Investing in real estate syndications or real estate investment funds (REITs) can be considered truly passive investments but do not generate recurring monthly cash flow.

Real Estate Syndications

A real estate syndication is a way for investors to pool their money to fund properties and projects bigger than they could afford or manage on their own. Basically a simple transaction between a sponsor or syndicate and investors.

The syndication or sponsor is responsible for finding a property that meets the investment objectives, performs due diligence, sets up financing, ties up the property in escrow and then creates an investment package or Private Placement Memorandum (PPM).

A PPM provides investors with all the details of the property, terms, investment projections, fees, payout and distribution details, risks, etc. The sponsor will then raise money from investors, often with a minimum investment amount and specified number of shares or spaces available.

Once enough money is raised from investors, the property is purchased, and the syndication manages and operates the investment property.

Because this type of investment is managed and operated entirely by the syndication company, it can be considered a truly passive income strategy. The only “activity” investors do is decide which project they want to invest in.

Depending on the syndication PPM structure, investors can receive a cash return on their investment every quarter or annually.
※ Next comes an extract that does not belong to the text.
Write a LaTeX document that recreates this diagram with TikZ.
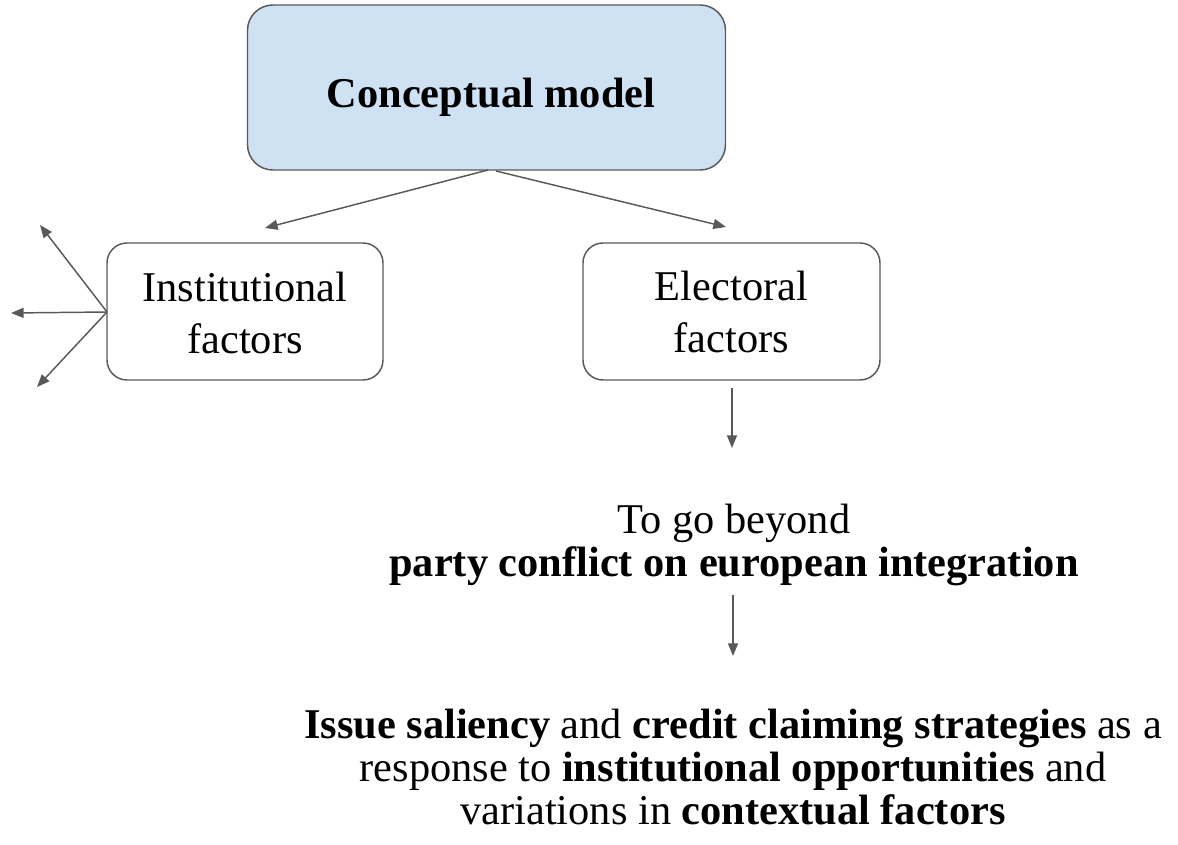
\documentclass[tikz,border=0pt]{standalone}
\usepackage{fontspec}
\setmainfont{Liberation Serif}
\usetikzlibrary{arrows.meta}
\definecolor{edge}{HTML}{595959}
\definecolor{modelfill}{HTML}{CFE2F3}
\tikzset{
  base/.style={font=\fontsize{31.8}{32.4}\selectfont, align=center, text=black},
  boxtext/.style={font=\fontsize{31.8}{38.4}\selectfont, align=center, text=black},
  box/.style={draw=edge, line width=1.1pt, rectangle},
  arr/.style={draw=edge, line width=1.1pt, -{Triangle[length=9.5pt,width=7.5pt]}}
}
\begin{document}
\begin{tikzpicture}[x=0.75pt,y=-0.75pt]
\useasboundingbox (0,0) rectangle (1178,845);
% boxes
\node[box, fill=modelfill, minimum width=358.5pt, minimum height=123.75pt, rounded corners=19pt]
  (model) at (486.5,87.5) {};
\node[base] (modeltext) at (491,97) {\textbf{Conceptual model}};
\node[box, fill=white, minimum width=207pt, minimum height=102.75pt, rounded corners=15pt]
  (inst) at (245,311.5) {};
\node[boxtext] (insttext) at (245,313) {Institutional\\factors};
\node[box, fill=white, minimum width=222.75pt, minimum height=102.75pt, rounded corners=15pt]
  (elec) at (731.5,311.5) {};
\node[boxtext] (electext) at (731.5,312) {Electoral\\factors};
% text blocks
\node[base] (beyond) at (734,545) {To go beyond\\\textbf{party conflict on european integration}};
\node[base] (result) at (733,767) {\textbf{Issue saliency} and \textbf{credit claiming strategies} as a\\
  response to \textbf{institutional opportunities} and\\
  variations in \textbf{contextual factors}};
% free arrow ends
\coordinate (mL) at (488,170);
\coordinate (mR) at (496,171);
\coordinate (toL) at (265,228);
\coordinate (toR) at (726,227);
\coordinate (iw) at (107,312);
\coordinate (up) at (40,225);
\coordinate (left) at (11,313);
\coordinate (down) at (37,387);
\coordinate (eb) at (732,388);
\coordinate (ee) at (732,448);
\coordinate (bb) at (733,595);
\coordinate (be) at (733,656);
% connectors
\draw[arr] (mL) -- (toL);
\draw[arr] (mR) -- (toR);
\draw[arr] (iw) -- (up);
\draw[arr] (iw) -- (left);
\draw[arr] (iw) -- (down);
\draw[arr] (eb) -- (ee);
\draw[arr] (bb) -- (be);
\end{tikzpicture}
\end{document}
At RealWealth we offer syndication opportunities for accredited investors. You can learn more about these opportunities and sign up to receive updates here.

Real Estate Investment Trusts (REITs)

A real estate investment trust is similar to mutual funds, except they hold individual properties in a trust, rather than stocks and bonds. An REIT buys and manages real estate properties using money pooled by investors, much like a real estate syndication.

Unlike syndications, REIT investors don’t know the exact property or properties their money is funding. REITs often invest in commercial real estate like, apartment complexes, office buildings, hotels, etc.

Most REITs are publicly traded stocks, which make them more liquid than many other real estate investments. REITs are also considered to be a passive form of real estate investing.


Passive Investing for Cash Flow

Two popular ways to passively invest for cash flow include, peer-to-peer (P2P) lending and dividend stocks.

Peer-to-Peer (P2P) Lending

Peer-to-peer lending, also known as lending clubs, use your money in the form of personal loans, and investors earn money on interest, just as banks or other lenders would. P2P lending is considered a passive, income-producing investment.

Dividend Stock Investing

A dividend is a payment made by a corporation to its shareholders. Investing in a dividend stock essentially means you’re buying shares in a company and is considered a passive investment. Most companies pay cash dividends to investors every quarter or three months.


Conclusion

There are many opinions around whether cash flow is a passive income. While there may be a blurred line for some, regarding what is considered truly passive income, there are different options for both the passive and cash flow investor.

How much time, money, energy and work you’re willing and able to put toward your investments is entirely up to your individual circumstances and financial goals. If you are busy raising and providing for a growing family, you may not have the time to participate in anything other than purely passive investments.

Or you may have the time to do some upfront work, in order to generate recurring, monthly cash flow. And eventually turn your “active” investments into a more passive income strategy, with the right pieces in place.